Digital Forensics – Stage 2: Electronic Discovery Processing & Analysis
Once data has been identified through appropriate data mapping techniques, and defensibly collected by a certified forensic examiner the data moves onto the next stage within the electronic data reference model (EDRM). The data will need to be processed for electronic discovery and further review. This can include converting file types into archivable structured formats to maintaining files in native format for review.
During the processing stage it is important to have these steps performed by professionals. Any loss of data integrity, meta-data, hash-values and so on creates downstream issues and overall future hurdles for legal teams. To combat this it is key to be using not only the latest technology and software equipped with the most recent service packs and indexes but also to have competent forensic examiners managing the processing of the data.
Processing and Data Analysis are treated together because analysis without reporting is not particularly helpful. Analysis is the process by which forensic experts utilize a variety of techniques and technologies to recover data and interpret the results. This goes beyond your typical eDiscovery processing of known and obvious data and is a specialized service done by certified forensic experts.

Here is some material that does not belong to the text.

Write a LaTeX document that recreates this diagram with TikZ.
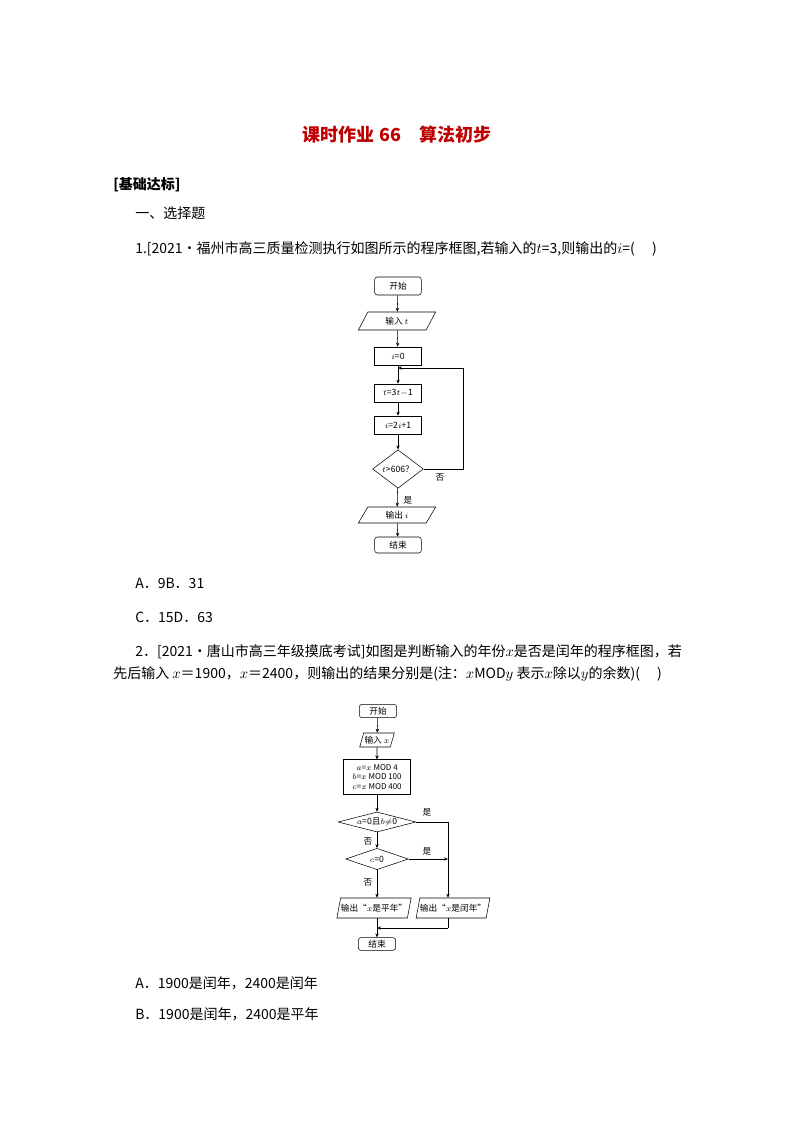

“The evidence recovered is analyzed to reconstruct events or actions and to reach conclusions, work that can often be performed by less specialized staff. When an investigation is complete the data is presented, usually in the form of a written report, in lay persons’ terms.” M Reith, C Carr, G Gunsch, “An examination of digital forensic models”. International Journal of Digital Evidence.

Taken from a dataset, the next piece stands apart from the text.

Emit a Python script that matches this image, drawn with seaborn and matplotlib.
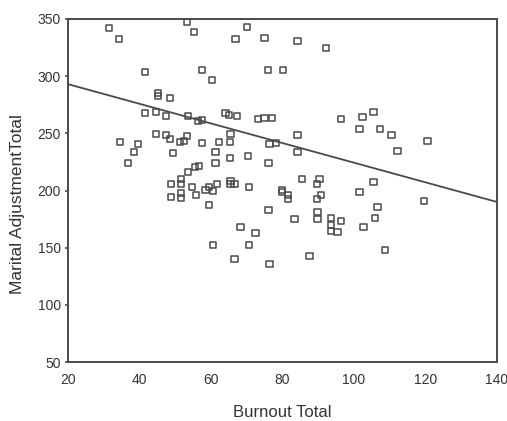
import pandas as pd
import matplotlib
matplotlib.use('Agg')
import matplotlib.pyplot as plt
import seaborn as sns

# values
burnout = [31.5, 34.2, 53.2, 55.2, 70.0, 66.9, 75.0, 84.2, 92.1, 41.5,
           57.4, 60.2, 75.9, 80.1, 45.1, 45.1, 48.5, 41.5, 44.6, 47.4,
           53.5, 56.3, 57.4, 64.1, 65.0, 67.2, 73.1, 75.0, 77.0, 96.5,
           102.4, 105.5, 101.6, 107.4, 110.5, 120.6, 112.2, 84.2, 84.2, 65.5,
           65.3, 76.4, 78.1, 34.5, 39.6, 38.4, 36.8, 44.6, 47.4, 48.5,
           51.3, 52.4, 53.2, 57.4, 62.2, 49.3, 61.3, 61.3, 65.3, 70.3,
           76.1, 53.5, 55.5, 56.6, 48.8, 51.6, 51.6, 54.6, 48.8, 51.6,
           51.6, 55.8, 58.5, 59.4, 60.5, 61.6, 65.5, 65.5, 66.6, 70.6,
           59.4, 76.1, 68.3, 72.5, 60.5, 70.6, 66.6, 76.4, 85.4, 90.4,
           89.6, 105.5, 79.8, 79.8, 81.5, 81.5, 89.6, 90.7, 101.6, 83.4,
           89.8, 89.8, 93.5, 93.5, 93.5, 95.4, 96.5, 102.7, 105.8, 106.6,
           119.7, 108.8, 87.6]
marital = [342.1, 332.5, 347.4, 338.6, 343.0, 332.5, 333.4, 330.8, 324.6, 303.6,
           305.4, 296.6, 305.4, 305.4, 285.3, 282.6, 280.9, 267.8, 268.6, 265.1,
           265.1, 260.8, 261.6, 267.8, 266.0, 265.1, 262.5, 263.4, 263.4, 262.5,
           264.3, 268.6, 253.8, 253.8, 248.5, 243.3, 234.5, 248.5, 233.6, 249.4,
           242.4, 240.6, 241.5, 242.4, 240.6, 233.6, 224.0, 249.4, 248.5, 245.0,
           242.4, 243.3, 247.6, 241.5, 242.4, 232.8, 233.6, 224.0, 228.4, 230.1,
           224.0, 216.1, 220.5, 221.4, 205.6, 210.0, 205.6, 203.0, 194.3, 197.8,
           193.4, 196.0, 200.4, 203.0, 199.5, 205.6, 208.3, 205.6, 205.6, 203.0,
           187.3, 182.9, 168.0, 162.8, 152.3, 152.3, 140.0, 135.6, 210.0, 210.0,
           205.6, 207.4, 200.4, 198.6, 196.0, 192.5, 192.5, 196.0, 198.6, 175.0,
           181.1, 175.0, 175.9, 169.8, 164.5, 163.6, 173.3, 168.0, 175.9, 185.5,
           190.8, 147.9, 142.6]

# fit line as printed in the reference (values at the x-axis ends)
fit_x = [20, 140]
fit_y = [293, 190]

x_ticks = [20, 40, 60, 80, 100, 120, 140]
y_ticks = [50, 100, 150, 200, 250, 300, 350]

df = pd.DataFrame({'Burnout Total': burnout, 'Marital AdjustmentTotal': marital})
fit = pd.DataFrame({'x': fit_x, 'y': fit_y})

sns.set_style('white')
plt.rcParams['font.family'] = ['Liberation Sans', 'DejaVu Sans']

fig = plt.figure(figsize=(5.07, 4.21), dpi=100)
ax = fig.add_axes([0.134, 0.140, 0.846, 0.815])

ink = '#4a4a4a'
sns.scatterplot(data=df, x='Burnout Total', y='Marital AdjustmentTotal', ax=ax,
                marker='s', s=20, facecolors='none', edgecolor=ink, linewidth=1.1)
sns.lineplot(data=fit, x='x', y='y', ax=ax, color=ink, linewidth=1.3)

ax.set_xlim(20, 140)
ax.set_ylim(50, 350)
ax.set_xticks(x_ticks)
ax.set_yticks(y_ticks)
ax.tick_params(axis='x', length=0, pad=8, labelsize=10, labelcolor='#333333')
ax.tick_params(axis='y', length=2, width=1.2, color=ink, pad=3, labelsize=10,
               labelcolor='#333333', left=True)
for s in ax.spines.values():
    s.set_color(ink)
    s.set_linewidth(1.4)

ax.set_xlabel('Burnout Total', fontsize=12, color='#333333', labelpad=13)
ax.set_ylabel('Marital AdjustmentTotal', fontsize=12.5, color='#333333')
ax.yaxis.set_label_coords(-0.10, 0.46)

fig.savefig('out.png', dpi=100, facecolor='white')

Data Filtering & Processing
- (IMPORT) data filtering includes de-duplication, file type filters, term filtering, and other first pass data filtering
- (EXPORT) native processing is related to data exported for full review after “IN” filtering has run it’s course
Recommendation: An important heuristic if you move forward with analysis is to narrow the scope as much as possible. Carefully consider which custodians and devices should be analyzed. While you do not want to miss anything important, irrelevant or repetitive information can cause costs to soar to astronomical levels.